NCAA Redesign Could Prove Costly To Conferences Like Patriot League

Lafayette Athletics

By Chuck Burton
Publisher/Managing Editor
College Sports Journal

BETHLEHEM, PA. — There are a lot of microphones, as well as media members, at the media days of the Big Ten, Big XII, Pac 12, SEC, and ACC.

 

Judging by that alone, you might get the impression that the only voices that matter in regards to new governance changes in the NCAA are the commissioners and athletic directory of the so-called “Power Five”.

 

At Patriot League media day in Bethlehem, Pennsylvania, the theme, as articulated by Patriot League executive director Carolyn Schlie Femovich, seemed to be about the league experiencing a challenging, expensive renovation of the NCAA structure surrounding their college athletics.

 

“It seems certain,” Femovich said in her opening remarks, “that we are going to enter into a redesigned governance structure that will give the five major BCS conferences some autonomy in making decisions in key areas about how they use their resources, how they support their student-athletes, and how they manage their programs.”

 

“The fallout or effect of that is difficult to say,” she continued, “but I think for the Patriot League it’s not going to change much how we do business.

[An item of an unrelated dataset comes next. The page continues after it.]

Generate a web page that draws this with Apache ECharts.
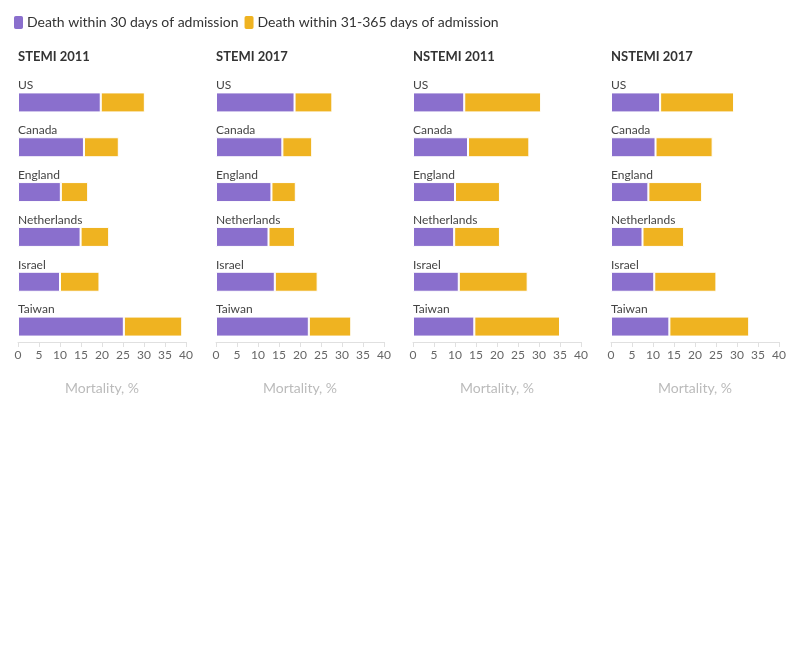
<!DOCTYPE html>
<html><head><meta charset="utf-8">
<script src="https://cdn.jsdelivr.net/npm/echarts@6/dist/echarts.min.js"></script>
<style>html,body{margin:0;padding:0;background:#fff}#c{width:796px;height:650px}</style>
</head><body><div id="c"></div>
<script>
const countries = ['US','Canada','England','Netherlands','Israel','Taiwan'];
const panelTitles = ['STEMI 2011','STEMI 2017','NSTEMI 2011','NSTEMI 2017'];
const seriesNames = ['Death within 30 days of admission','Death within 31-365 days of admission'];
const xTicks = [0,5,10,15,20,25,30,35,40];
// Death within 30 days (%)
const stemi2011_30 = [19.7,15.7,10.2,14.9,10.0,25.2];
const stemi2017_30 = [18.7,15.8,13.2,12.5,14.0,22.1];
const nstemi2011_30 = [12.2,13.1,10.0,9.8,10.9,14.6];
const nstemi2017_30 = [11.7,10.6,8.9,7.5,10.3,13.9];
// Death within 31-365 days (%)
const stemi2011_365 = [10.5,8.3,6.5,6.8,9.4,13.9];
const stemi2017_365 = [9.0,7.1,5.8,6.3,10.2,10.1];
const nstemi2011_365 = [18.3,14.6,10.7,10.9,16.4,20.4];
const nstemi2017_365 = [17.6,13.6,12.8,9.9,14.8,19.0];

const d30 = [stemi2011_30, stemi2017_30, nstemi2011_30, nstemi2017_30];
const d365 = [stemi2011_365, stemi2017_365, nstemi2011_365, nstemi2017_365];
const colors = ['#8a6fcd','#efb321'];
const FONT = 'Lato';
const lefts = [18,216,413,611];
const W = 168;

const grids=[], xAxes=[], yAxes=[], series=[], titles=[];
for (let i=0;i<4;i++){
  grids.push({left:lefts[i], top:80, width:W, height:269, containLabel:false});
  titles.push({text:panelTitles[i], left:lefts[i], top:50, padding:0,
    textStyle:{fontFamily:FONT,fontSize:13,fontWeight:'bold',color:'#333'}});
  xAxes.push({gridIndex:i, type:'value', min:xTicks[0], max:xTicks[xTicks.length-1], interval:5,
    offset:-7,
    axisLine:{show:true,lineStyle:{color:'#e0e0e0'}},
    axisTick:{show:true,length:5,lineStyle:{color:'#e0e0e0'}},
    axisLabel:{fontFamily:FONT,fontSize:12,color:'#666',margin:7},
    splitLine:{show:false},
    name:'Mortality, %', nameLocation:'middle', nameGap:39,
    nameTextStyle:{fontFamily:FONT,fontSize:14,color:'#bbb'}});
  yAxes.push({gridIndex:i, type:'category', data:countries, inverse:true,
    axisLine:{show:false}, axisTick:{show:false},
    axisLabel:{inside:true, margin:0, align:'left', verticalAlign:'bottom',
      padding:[0,0,11,0], fontFamily:FONT, fontSize:12, color:'#444'}});
  for (let s=0;s<2;s++){
    series.push({type:'bar', name:seriesNames[s], xAxisIndex:i, yAxisIndex:i, stack:'p'+i,
      data:(s===0?d30:d365)[i], barWidth:20,
      itemStyle:{color:colors[s], borderColor:'#fff', borderWidth:1},
      emphasis:{disabled:true}, animation:false});
  }
}
const chart = echarts.init(document.getElementById('c'), null, {renderer:'canvas'});
chart.setOption({
  animation:false,
  title:titles,
  legend:{left:12, top:14, padding:0, itemWidth:11, itemHeight:15, itemGap:4,
    icon:'roundRect',
    textStyle:{fontFamily:FONT,fontSize:14,color:'#333',padding:[0,0,0,-2]},
    data:seriesNames},
  grid:grids, xAxis:xAxes, yAxis:yAxes, series:series
});
</script></body></html>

Whatever we do philosophically will not change, but I think the external world will challenge us in a lot of different ways.”

 

Femovich talked about the power conferences’ plan to implement governance changes as an NCAA “redesign” in order to allow those schools to have more control over their own destiny, something she felt that would almost certainly be endorsed a little more than a week from now.

 

She was quick to mention, though, that it wouldn’t be the end of the story.

 

“How it plays out will depend on exactly how they decide to use that autonomy,” she said. “There may be some areas where those 65 schools agree, but they are not unanimous. I think it really depends on what they think is important and how they go forward with their own destiny.”

 

For the Power 5, the costs of an NCAA “redesign” might seem like a team of interior designers ripping up the second bathroom on the third floor of their mansion. 

 

For smaller conferences like the Patriot League, however, the hope is that it’s more like “redesign on a dime”.

 

While Femovich couldn’t say for sure if the “Power 5″‘s autonomy proposal would bring changes to add “full cost of attendance” to the values of scholarships – the authority to add increased amounts of money to the values of scholarships to cover buying books and other essential items and services – the league’s discussions clearly were preparing for that expensive contingency.

 

If the “Power 5” implements “full cost of attendance”, individual conferences from the so-called “Group of Five” – the American Athletic Conference, Mountain West, MAC, Sun Belt, and Conference USA – will have a choice to make on a conference-by-conference basis whether they want to allow their schools to offer it as well.

 

This directly affects two Patriot League schools – Army and Navy, who compete as FBS independents in football.

 

When Navy will be joins the AAC in 2015, they may have to option to implement “full cost of attendance” scholarships for football. And if Congress allows them to appropriate funds for this purpose, equal opportunity will need to be offered to women’s sports as well, directly affecting all Patriot League sports.

 

“There are a lot of dynamics here, lots of tentacles,” she told me. “We will feel the pressure in all sports, not just football.”

 

Femovich sees college athletics as a “competitive marketplace”, where the Patriot League competes with all conferences, not just other league members, for athletes.  For her, it’s not a matter of flipping houses – it’s sticking with the league philosophy that has served the league well since it’s inception.

 

“It’s never been our issue in terms of how we manage our programs,” she said. “We may not do things the way everybody else does, from academics or whatever we do. Our philosophy grounds us. But [full cost of attendance] will put pressure on everybody. I just think that five years from now college athletics are going to look a lot different than they do today.”

 

One thing she did not think would happen was schools starting considering athletes as paid employees of the schools.

 

“We’re not paying athletes,” she said. “Nobody wants to go there.”

 

Instead, she focused on something that is sometimes lost among the cameras at the SEC and Big 10 media days: amateurism.

 

To Femovich, the biggest question in regards to the potential NCAA governance chages is the status of what it means to be an amateur athlete.

 

“How do you preserve the athletic part of the educational experience?” she said. “How do you think about the health and well-being of your student-athletes? What is appropriate for them as amateur athletes?”

 

“We all want to preserve this amateur model,” she continued. “But the more money you have in the game, and the more money you have to spend, the less it looks like amateurism. That’s the pressure at the upper level. How you define amateur athlete at that point?”

 

So many questions. So many pressures. So many directions these debates on amateurism, full cost of attendance, and autonomy can still go.

 

And yet, only one conclusion could be reached at Patriot League media day.

 

“I think this will be a defining moment in college athletics,” Femovich said.

 

That’s something that everyone can agree upon regardless of household budget.